This thread was not applying the theological concept to any other person.
Linguistically, though, a more general application is implied (as I was explaining) by the use of the term "reincarnation". This has to be admitted if we look at the etymology of the word.

2. A triurne God is a dangerous intrepretation to play with. Why do the christians need to divide God in three substances and treat each subtances differently instead of one true whole and entire God?

You are not quite familiar with the terminology of the debate. The accepted Trinitarian formula has been "Three Persons in ONE Substance [OUSIA]". The idea of "three substances" (Tritheism) was officially condemned at a very early stage.
The Christian understanding of God is imposed upon them by inference from the teaching of the New Testament. Without that obligation, it would be much more convenient to believe in something simpler and easier to explain.

3. Only the christians believe of "God of God."
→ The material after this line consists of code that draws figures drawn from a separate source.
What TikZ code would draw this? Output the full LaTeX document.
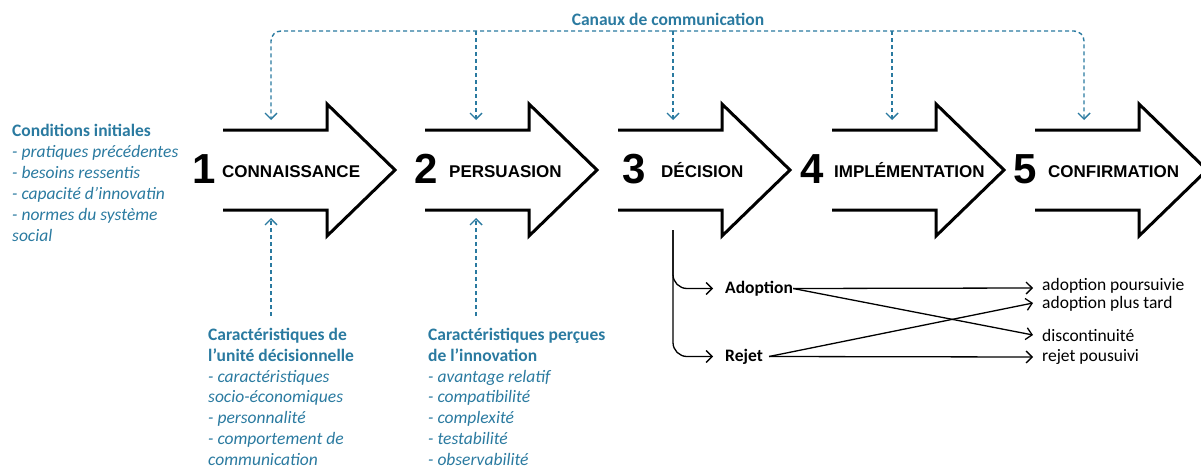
\documentclass[tikz,border=0pt]{standalone}
\usepackage{fontspec}
\setmainfont{Carlito}
\newfontfamily\capsfont{Liberation Sans}
\usetikzlibrary{arrows.meta}
\definecolor{cblue}{RGB}{42,122,160}
\begin{document}
\begin{tikzpicture}[x=1pt,y=-1pt,
  bigarrow/.style={line width=3pt, line join=miter, miter limit=10},
  num/.style={font=\capsfont\bfseries\fontsize{42}{42}\selectfont, inner sep=0pt, anchor=base},
  stage/.style={font=\capsfont\bfseries\fontsize{17}{17}\selectfont, inner sep=0pt, anchor=base west},
  comm/.style={cblue, line width=1.4pt, dash pattern=on 4pt off 3pt,
    -{Straight Barb[length=6pt,width=12pt,line width=1.4pt]}},
  title/.style={cblue, font=\bfseries\fontsize{17.5}{17.5}\selectfont, inner sep=0pt},
  bluetext/.style={cblue, align=left, inner sep=0pt, anchor=north west,
    font=\fontsize{17.5}{20.8}\selectfont},
  thinarrow/.style={line width=1.3pt, -{Straight Barb[length=6pt,width=12pt,line width=1.3pt]}},
  opt/.style={font=\bfseries\fontsize{17.5}{17.5}\selectfont, inner sep=0pt, anchor=west},
  outc/.style={font=\fontsize{17.5}{17.5}\selectfont, inner sep=0pt, anchor=west}
]
\useasboundingbox (0,0) rectangle (1201,471);
\clip (0,0) rectangle (1201,471);

% big stage arrows
\foreach \T in {223,425,618,832,1035}{
  \draw[bigarrow] (\T,130) -- (\T+104,130) -- (\T+104,104) -- (\T+172,170)
     -- (\T+104,236) -- (\T+104,210) -- (\T,210);
}

% numbers and stage names
\node[num] (n1) at (204,183) {1};
\node[stage] (s1) at (222,177) {CONNAISSANCE};
\node[num] (n2) at (426,183) {2};
\node[stage] (s2) at (449,177) {PERSUASION};
\node[num] (n3) at (634,183) {3};
\node[stage] (s3) at (661,177) {DÉCISION};
\node[num] (n4) at (812,183) {4};
\node[stage] (s4) at (834,177) {IMPLÉMENTATION};
\node[num] (n5) at (1025,183) {5};
\node[stage] (s5) at (1048,177) {CONFIRMATION};

% communication channels
\node[title] (canaux) at (668,19) {Canaux de communication};
\coordinate (top) at (673,31);
\coordinate (d1) at (271,120);
\coordinate (d2) at (476,120);
\coordinate (d3) at (673,120);
\coordinate (d4) at (892,120);
\coordinate (d5) at (1084,120);
\draw[comm, rounded corners=10pt] (top) -| (d1);
\draw[comm, rounded corners=10pt] (top) -| (d5);
\draw[comm] (top -| d2) -- (d2);
\draw[comm] (top) -- (d3);
\draw[comm] (top -| d4) -- (d4);

% initial conditions
\node[bluetext, font=\fontsize{17.5}{21}\selectfont] (cond) at (12,124)
  {\textbf{Conditions initiales}\\
   \textit{- pratiques précédentes}\\
   \textit{- besoins ressentis}\\
   \textit{- capacité d’innovatin}\\
   \textit{- normes du système}\\
   \textit{social}};

% bottom characteristic blocks
\node[bluetext] (unit) at (208,328)
  {\textbf{Caractéristiques de}\\
   \textbf{l’unité décisionnelle}\\
   \textit{- caractéristiques}\\
   \textit{socio-économiques}\\
   \textit{- personnalité}\\
   \textit{- comportement de}\\
   \textit{communication}};
\node[bluetext] (innov) at (428,328)
  {\textbf{Caractéristiques perçues}\\
   \textbf{de l’innovation}\\
   \textit{- avantage relatif}\\
   \textit{- compatibilité}\\
   \textit{- complexité}\\
   \textit{- testabilité}\\
   \textit{- observabilité}};
\coordinate (b1) at (271,316);
\coordinate (u1) at (271,218);
\coordinate (b2) at (476,316);
\coordinate (u2) at (476,218);
\draw[comm] (b1) -- (u1);
\draw[comm] (b2) -- (u2);

% decision branches
\coordinate (dec) at (673,230);
\node[opt] (ad) at (725,288.5) {Adoption};
\node[opt] (rj) at (725,356.5) {Rejet};
\draw[thinarrow, rounded corners=14pt] (dec) |- ([xshift=-12pt]ad.west);
\draw[thinarrow, rounded corners=14pt] (dec) |- ([xshift=-12pt]rj.west);

\node[outc] (t1) at (1042,285.5) {adoption poursuivie};
\node[outc] (t2) at (1042,304) {adoption plus tard};
\node[outc] (t3) at (1042,335) {discontinuité};
\node[outc] (t4) at (1042,357) {rejet pousuivi};

\draw[thinarrow] (ad.east) -- ([xshift=-9pt,yshift=-2.5pt]t1.west);
\draw[thinarrow] (ad.east) -- ([xshift=-9pt]t3.west);
\draw[thinarrow] ([xshift=6pt]rj.east) -- ([xshift=-9pt,yshift=1pt]t2.west);
\draw[thinarrow] ([xshift=6pt]rj.east) -- ([xshift=-9pt]t4.west);
\end{tikzpicture}
\end{document}
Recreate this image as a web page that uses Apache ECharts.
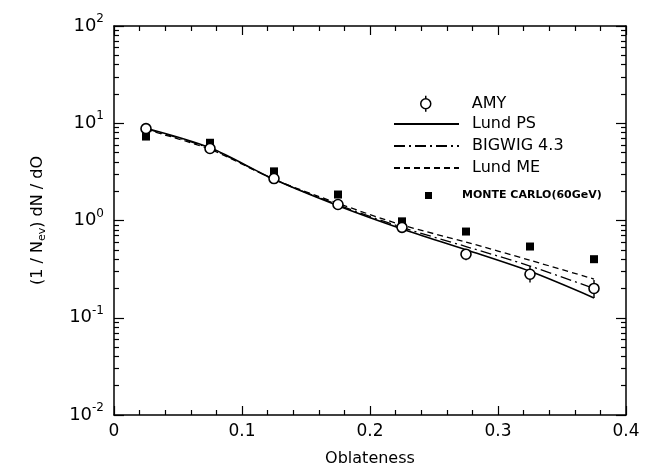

Yes. And? If it is a true understanding of God, the fact that other people don't believe it has no relevance.
If you really think that truth can be determined by democratic vote, you had better become an atheist at once.

4. ...early christians believe God descended from Heaven and become flesh to walk among man and to pay Adam's sin with his own blood by crucifixion and humiliation by the sons of Adam.

Yes, he "became flesh". That is Incarnation. That is exactly what I have been talking about.
As the early church discovered, the doctrine of the Trinity follows on by a reasoning process from the doctrine of the Incarnation. That is why there is no point in discussing the Trinity until the Incarnation has been accepted.
If you look closely at the details of the history, the Nicene Council and the Council of Chalcedon were mainly about defining and rejecting those interpretations which were NOT acceptable.

In this thread, The Word became flesh, I look more closely at the opening of John's gospel, the point in the New Testament where the doctrine is most clearly expressed.
In this thread, Jesus is a man, I tackle one of the common misunderstandings of Incarnation.
edit on 23-6-2017 by DISRAELI because: (no reason given)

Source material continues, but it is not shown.